## What is needed
Quote every line below exactly and skip any picture.

## Data shown
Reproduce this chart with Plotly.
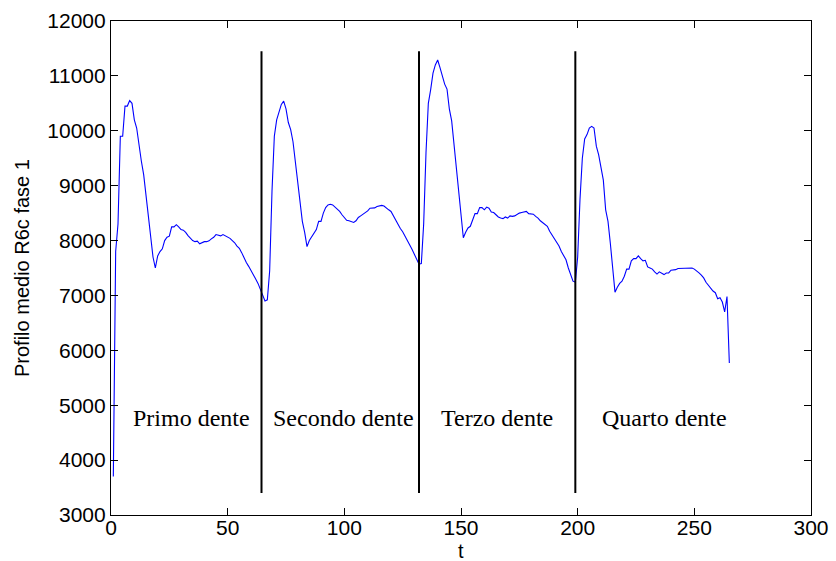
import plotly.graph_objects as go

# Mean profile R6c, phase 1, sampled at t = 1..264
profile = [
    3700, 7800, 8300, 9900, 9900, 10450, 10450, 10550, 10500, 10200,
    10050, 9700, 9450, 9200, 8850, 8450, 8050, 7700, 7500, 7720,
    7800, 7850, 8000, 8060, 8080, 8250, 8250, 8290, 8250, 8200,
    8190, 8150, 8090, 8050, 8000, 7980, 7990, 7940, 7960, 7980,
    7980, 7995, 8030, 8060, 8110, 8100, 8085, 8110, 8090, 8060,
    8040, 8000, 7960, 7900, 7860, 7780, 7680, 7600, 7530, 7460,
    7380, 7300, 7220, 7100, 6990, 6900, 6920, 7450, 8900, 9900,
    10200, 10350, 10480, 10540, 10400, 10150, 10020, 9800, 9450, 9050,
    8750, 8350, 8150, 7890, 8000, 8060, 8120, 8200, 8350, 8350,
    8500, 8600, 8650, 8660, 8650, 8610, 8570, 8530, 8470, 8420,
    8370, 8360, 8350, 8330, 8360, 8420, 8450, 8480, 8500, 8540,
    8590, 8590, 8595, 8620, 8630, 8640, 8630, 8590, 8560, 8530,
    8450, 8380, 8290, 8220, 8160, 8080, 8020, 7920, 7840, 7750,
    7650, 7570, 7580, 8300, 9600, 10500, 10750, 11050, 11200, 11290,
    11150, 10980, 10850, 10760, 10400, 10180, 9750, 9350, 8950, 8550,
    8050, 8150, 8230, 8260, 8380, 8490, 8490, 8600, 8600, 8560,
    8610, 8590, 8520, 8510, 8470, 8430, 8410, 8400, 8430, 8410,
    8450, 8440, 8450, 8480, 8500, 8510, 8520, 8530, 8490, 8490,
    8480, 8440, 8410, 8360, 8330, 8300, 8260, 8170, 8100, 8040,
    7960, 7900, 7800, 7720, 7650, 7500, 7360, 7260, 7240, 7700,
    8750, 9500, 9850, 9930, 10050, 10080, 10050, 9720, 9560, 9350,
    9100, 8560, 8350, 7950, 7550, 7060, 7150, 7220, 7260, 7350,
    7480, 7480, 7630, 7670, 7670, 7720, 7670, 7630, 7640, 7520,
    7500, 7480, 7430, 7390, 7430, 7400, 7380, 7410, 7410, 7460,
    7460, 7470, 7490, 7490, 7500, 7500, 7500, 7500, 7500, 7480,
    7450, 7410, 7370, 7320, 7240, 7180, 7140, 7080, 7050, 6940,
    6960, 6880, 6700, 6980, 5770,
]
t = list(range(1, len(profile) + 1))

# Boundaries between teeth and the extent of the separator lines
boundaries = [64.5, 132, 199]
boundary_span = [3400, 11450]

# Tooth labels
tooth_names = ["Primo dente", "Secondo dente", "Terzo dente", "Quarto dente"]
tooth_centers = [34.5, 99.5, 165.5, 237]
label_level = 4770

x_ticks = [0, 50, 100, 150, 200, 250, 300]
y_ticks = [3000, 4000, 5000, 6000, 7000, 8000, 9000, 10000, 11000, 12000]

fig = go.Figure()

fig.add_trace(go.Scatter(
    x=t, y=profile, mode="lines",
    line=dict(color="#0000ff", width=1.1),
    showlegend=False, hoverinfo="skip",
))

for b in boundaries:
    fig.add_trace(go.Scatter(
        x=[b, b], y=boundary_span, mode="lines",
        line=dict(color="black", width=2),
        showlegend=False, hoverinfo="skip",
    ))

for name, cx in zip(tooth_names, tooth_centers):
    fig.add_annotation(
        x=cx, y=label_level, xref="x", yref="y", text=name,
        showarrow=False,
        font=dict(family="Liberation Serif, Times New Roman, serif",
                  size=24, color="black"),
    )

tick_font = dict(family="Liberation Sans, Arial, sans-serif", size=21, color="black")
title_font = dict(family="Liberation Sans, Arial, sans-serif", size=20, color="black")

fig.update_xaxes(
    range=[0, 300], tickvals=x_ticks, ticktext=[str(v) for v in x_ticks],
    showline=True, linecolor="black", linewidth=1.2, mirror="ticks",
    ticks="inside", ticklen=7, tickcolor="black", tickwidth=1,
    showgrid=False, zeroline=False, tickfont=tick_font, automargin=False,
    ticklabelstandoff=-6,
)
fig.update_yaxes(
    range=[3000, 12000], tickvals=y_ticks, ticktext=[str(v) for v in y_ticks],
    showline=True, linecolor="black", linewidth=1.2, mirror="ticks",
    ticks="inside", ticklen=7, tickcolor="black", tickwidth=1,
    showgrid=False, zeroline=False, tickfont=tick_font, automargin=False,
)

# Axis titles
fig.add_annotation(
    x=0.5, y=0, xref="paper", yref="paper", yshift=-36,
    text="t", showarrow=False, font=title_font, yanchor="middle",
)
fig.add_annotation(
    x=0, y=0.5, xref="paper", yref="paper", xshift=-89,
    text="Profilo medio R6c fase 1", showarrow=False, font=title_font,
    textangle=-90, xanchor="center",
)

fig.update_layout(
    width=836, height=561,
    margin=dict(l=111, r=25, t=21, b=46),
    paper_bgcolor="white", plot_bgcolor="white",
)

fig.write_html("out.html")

## Solution for this problem
Reproduce this chart with Plotly.
import plotly.graph_objects as go

# Mean profile R6c, phase 1, sampled at t = 1..264
profile = [
    3700, 7800, 8300, 9900, 9900, 10450, 10450, 10550, 10500, 10200,
    10050, 9700, 9450, 9200, 8850, 8450, 8050, 7700, 7500, 7720,
    7800, 7850, 8000, 8060, 8080, 8250, 8250, 8290, 8250, 8200,
    8190, 8150, 8090, 8050, 8000, 7980, 7990, 7940, 7960, 7980,
    7980, 7995, 8030, 8060, 8110, 8100, 8085, 8110, 8090, 8060,
    8040, 8000, 7960, 7900, 7860, 7780, 7680, 7600, 7530, 7460,
    7380, 7300, 7220, 7100, 6990, 6900, 6920, 7450, 8900, 9900,
    10200, 10350, 10480, 10540, 10400, 10150, 10020, 9800, 9450, 9050,
    8750, 8350, 8150, 7890, 8000, 8060, 8120, 8200, 8350, 8350,
    8500, 8600, 8650, 8660, 8650, 8610, 8570, 8530, 8470, 8420,
    8370, 8360, 8350, 8330, 8360, 8420, 8450, 8480, 8500, 8540,
    8590, 8590, 8595, 8620, 8630, 8640, 8630, 8590, 8560, 8530,
    8450, 8380, 8290, 8220, 8160, 8080, 8020, 7920, 7840, 7750,
    7650, 7570, 7580, 8300, 9600, 10500, 10750, 11050, 11200, 11290,
    11150, 10980, 10850, 10760, 10400, 10180, 9750, 9350, 8950, 8550,
    8050, 8150, 8230, 8260, 8380, 8490, 8490, 8600, 8600, 8560,
    8610, 8590, 8520, 8510, 8470, 8430, 8410, 8400, 8430, 8410,
    8450, 8440, 8450, 8480, 8500, 8510, 8520, 8530, 8490, 8490,
    8480, 8440, 8410, 8360, 8330, 8300, 8260, 8170, 8100, 8040,
    7960, 7900, 7800, 7720, 7650, 7500, 7360, 7260, 7240, 7700,
    8750, 9500, 9850, 9930, 10050, 10080, 10050, 9720, 9560, 9350,
    9100, 8560, 8350, 7950, 7550, 7060, 7150, 7220, 7260, 7350,
    7480, 7480, 7630, 7670, 7670, 7720, 7670, 7630, 7640, 7520,
    7500, 7480, 7430, 7390, 7430, 7400, 7380, 7410, 7410, 7460,
    7460, 7470, 7490, 7490, 7500, 7500, 7500, 7500, 7500, 7480,
    7450, 7410, 7370, 7320, 7240, 7180, 7140, 7080, 7050, 6940,
    6960, 6880, 6700, 6980, 5770,
]
t = list(range(1, len(profile) + 1))

# Boundaries between teeth and the extent of the separator lines
boundaries = [64.5, 132, 199]
boundary_span = [3400, 11450]

# Tooth labels
tooth_names = ["Primo dente", "Secondo dente", "Terzo dente", "Quarto dente"]
tooth_centers = [34.5, 99.5, 165.5, 237]
label_level = 4770

x_ticks = [0, 50, 100, 150, 200, 250, 300]
y_ticks = [3000, 4000, 5000, 6000, 7000, 8000, 9000, 10000, 11000, 12000]

fig = go.Figure()

fig.add_trace(go.Scatter(
    x=t, y=profile, mode="lines",
    line=dict(color="#0000ff", width=1.1),
    showlegend=False, hoverinfo="skip",
))

for b in boundaries:
    fig.add_trace(go.Scatter(
        x=[b, b], y=boundary_span, mode="lines",
        line=dict(color="black", width=2),
        showlegend=False, hoverinfo="skip",
    ))

for name, cx in zip(tooth_names, tooth_centers):
    fig.add_annotation(
        x=cx, y=label_level, xref="x", yref="y", text=name,
        showarrow=False,
        font=dict(family="Liberation Serif, Times New Roman, serif",
                  size=24, color="black"),
    )

tick_font = dict(family="Liberation Sans, Arial, sans-serif", size=21, color="black")
title_font = dict(family="Liberation Sans, Arial, sans-serif", size=20, color="black")

fig.update_xaxes(
    range=[0, 300], tickvals=x_ticks, ticktext=[str(v) for v in x_ticks],
    showline=True, linecolor="black", linewidth=1.2, mirror="ticks",
    ticks="inside", ticklen=7, tickcolor="black", tickwidth=1,
    showgrid=False, zeroline=False, tickfont=tick_font, automargin=False,
    ticklabelstandoff=-6,
)
fig.update_yaxes(
    range=[3000, 12000], tickvals=y_ticks, ticktext=[str(v) for v in y_ticks],
    showline=True, linecolor="black", linewidth=1.2, mirror="ticks",
    ticks="inside", ticklen=7, tickcolor="black", tickwidth=1,
    showgrid=False, zeroline=False, tickfont=tick_font, automargin=False,
)

# Axis titles
fig.add_annotation(
    x=0.5, y=0, xref="paper", yref="paper", yshift=-36,
    text="t", showarrow=False, font=title_font, yanchor="middle",
)
fig.add_annotation(
    x=0, y=0.5, xref="paper", yref="paper", xshift=-89,
    text="Profilo medio R6c fase 1", showarrow=False, font=title_font,
    textangle=-90, xanchor="center",
)

fig.update_layout(
    width=836, height=561,
    margin=dict(l=111, r=25, t=21, b=46),
    paper_bgcolor="white", plot_bgcolor="white",
)

fig.write_html("out.html")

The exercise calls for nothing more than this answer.